Portanto, a “vocação do Estado” é o “direito das gentes” e deve ser o dever. Se os representantes do Estado
afastam-se da realidade, afastam-se também das representações culturais e dos
Direitos que se encontram diante do “dever”, e das ações pautadas por uma lei
moral onde o “dever” é uma legalidade a ser cumprida como vocação do Estado. Se
esse Estado está na direção de um Estado que se investe da legalidade para
fazer valer seus interesses e não um Estado moral investido de legalidade,
então o conflito é inevitável.
A lei
moral como vocação do Estado, é contraditório com a existência na sociedade
“moderna” do Estado-mercado, do relativismo ético, moral, cultural, a sociedade
das possibilidades infinitas, do tudo pode ser comprável, realizável, possível
de transformar o imaginário em fatos do mundo; necessita retomar as falas e
metáforas Kantianas, como reflexão de uma moral que possa reger o humano de
forma ontológica, menos bárbaro, menos excludente. Um mundo onde haja uma
marcha contra o “imperativo” do mercado, da indiferença, em que o dever ao fazer parte dos espíritos humanos,
floresça por dever a correção moral. Kant, de forma
brilhante pensou num mundo onde “agir de tal modo que
a máxima de nossa ação possa valer ao mesmo tempo como princípio de uma
legislação universal”, colocou
a possibilidade de transcender as patologias determinantes da vontade, ou seja, “age de tal modo que
possa tratar sempre a humanidade, em tua pessoa, seja na do próximo, como um
fim; não ti sirvas jamais disso como um meio”, que em nosso entender reveste os
acontecimentos na Turquia:“Em lugar da prática, de que estes astuciosos
estadistas se vangloriam, projetam práticas, quando só pensam em falar ao gosto
do poder agora dominante (para não perder suas vantagens privadas), abandonando
o povo, e quando possível o mundo inteiro, à maneira de verdadeiros juristas
(de profissão, não de legislação) quando se elevam a ter pretensões políticas.
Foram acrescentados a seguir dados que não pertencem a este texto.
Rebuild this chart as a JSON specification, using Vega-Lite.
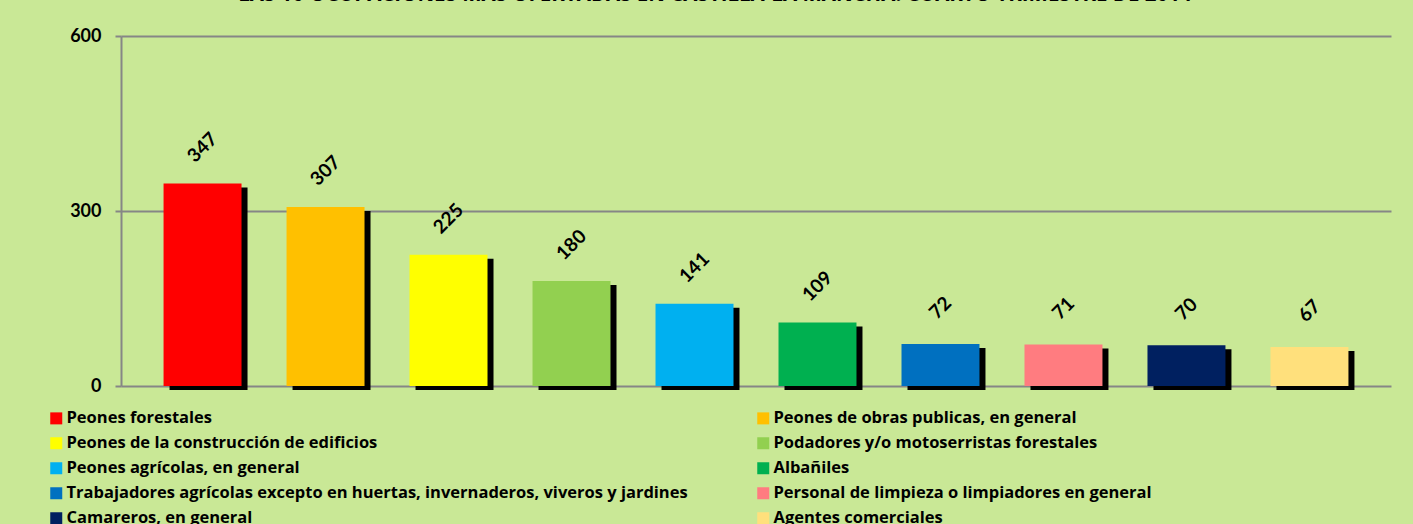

Pois seu negócio não consiste em pensar sutilezas sobre a legislação, mas em
executar os atuais mandamentos do código civil, e assim cada constituição legal
agora existente, e se esta for modificada por uma instancia superior, a que se
segue, deve ser sempre para eles a melhor; esta habilidade de nunca cair da
sela lhes dá a ilusão de poder julgar os princípios da constituição de um
estado segundo os conceitos do direito” (Paz Perpétua-p.138). Quando
os homens afastam-se da realidade arrogam-se da possibilidade do conhecimento
dos próprios homens, sem, contudo o conhecer, e ao fazerem uma passagem do
direito público ao direito das gentes, tomba, pois seguem seus processos
viciosos habituais. Quando os conceitos da razão vinculam-se a uma obrigação
legal de acordo com os princípios da liberdade, é possível uma “constituição do
Estado válida de direito”. Há que pontuar, como diz o artigo, que se ninguém
viu a tempestade nascente tampouco deu a devida importância à centelha de
Istambul é por que a forma como são cumpridos o direito público e o direito das
gentes, já estavam em conflito tácito há muito tempo. O espírito deste Estado é
então movido por inclinações que ferem os conceitos da razão, abstendo-se de
fundar uma obrigação legal de acordo com os princípios da liberdade, que
constitui o Estado de direito. Então como podem também “os homens
conservarem a sua vida conforme o dever, mas não por dever”, se o dever existe como representação
narcísica, e não como ontologia? As “máximas” e o “imperativo categórico” como
uma possibilidade ao “esclarecimento”, pelo conhecimento do que o sujeito pensa
ser, para se representar
nestes ou naqueles objetos constrói a possibilidade da liberdade, da
finalidade, que é a boa vontade, a reta intenção. Pode-se falar aqui, como o
“limite” da razão humana, que Kant sinalizou ao expressar que “a lei moral em seu
recôndito e o céu estrelado sobre o ser” lhe
enchiam o coração de admiração e de veneração sempre renovada. Percorrer os
caminhos da razão e o céu estrelado é encontrar estados de substância
inesgotáveis para o homem. A faculdade da razão possibilita ao homem a
capacidade do pensamento, mas é a “razão crítica” pelo “esclarecimento” que
transpõe o homem da condição da sobrevivência à condição de existência.